Saturday, August 4, 2018

Growing Russian Sympathy for West a Bigger Problem for Kremlin than Regime’s Declining Ratings, Shevtsova Says



Paul Goble

            Staunton, August 4 -- According to a new Levada Center poll, 68 percent of Russians do not want to live in “’a besieged fortress’ and fight with the West but instead want to a rapprochement with the West, a change in attitudes with more far-reaching consequences than the declining popular ratings of Vladimir Putin and his regime, Liliya Shevtsova says.

             Ratings can be played with and “protests neutralized” as long as the Russian people are prepared to live “in a military camp. But if the majority of the population doesn’t want to go there and are tired of militarism,” then the threat to the regime is much greater, the Russian political analyst says (echo.msk.ru/blog/shevtsova/2252528-echo/).
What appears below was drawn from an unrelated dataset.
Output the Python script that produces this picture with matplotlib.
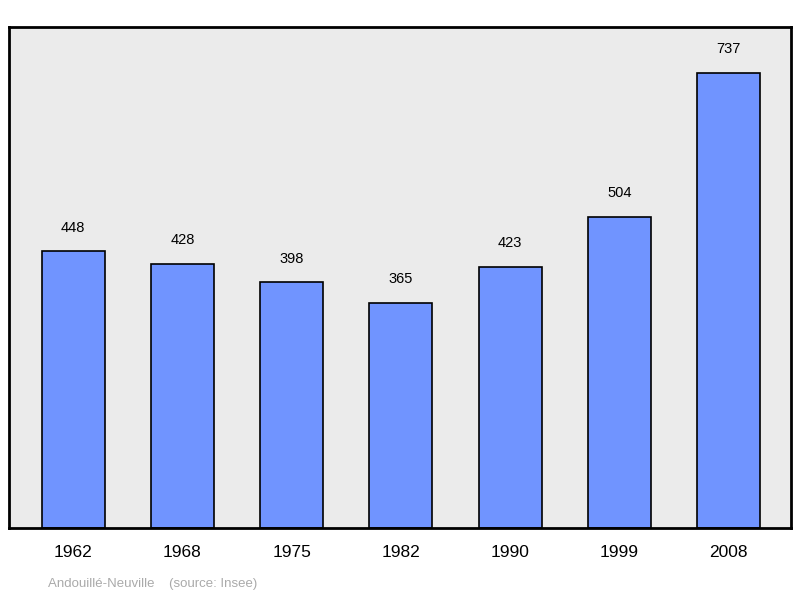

            Judging by everything, she continues, “Russians understand that the confrontation of Russia with the West is a means of distracting them from their internal problems and the inability of the [current] powers that be to solve them.”

            But what is especially striking, Shevtsova says, is that “Russians are talking about seeking normal relations with the West despite Western sanctions,” something that underscores that “these sanctions have not consolidated the people around the Kremlin as many had expected.”

Instead, Russians can see that these sanctions are targeted not at them but at their leaders.

            In the eyes of the Russian people, the Kremlin has suffered failure on several fronts at once. Its foreign policy has backfired in that Russians can see that they are the losers from a policy proclaimed as necessary to their well-being.  And its efforts to convince Russians that the West is their enemy have not been successful either.

            This must be cause for concern in the Kremlin, and what is the most disturbing aspect of that is that “our system cannot reform itself, it cannot turn away from its own favored means of survival, that is, from the search for a foreign enemy who creates internal ones. Autocracy does not have any other notion.”

            And this means that Putin and his regime “will seek a way to return the population to the state of aggressiveness and hostility to the liberal world.” The Kremlin will have to do this quickly lest the Russian people finally turn on the regime, and it will thus put out more “mythical threats” that require Russians to put up with opposing that which they don’t want to oppose.

            This “attempt to return Russia to an anti-Western place will be a new test for the people, a test of its good sense and ability to recognize political games,” Shevtsova concludes. “Let us mot underestimate the [Russian] people.”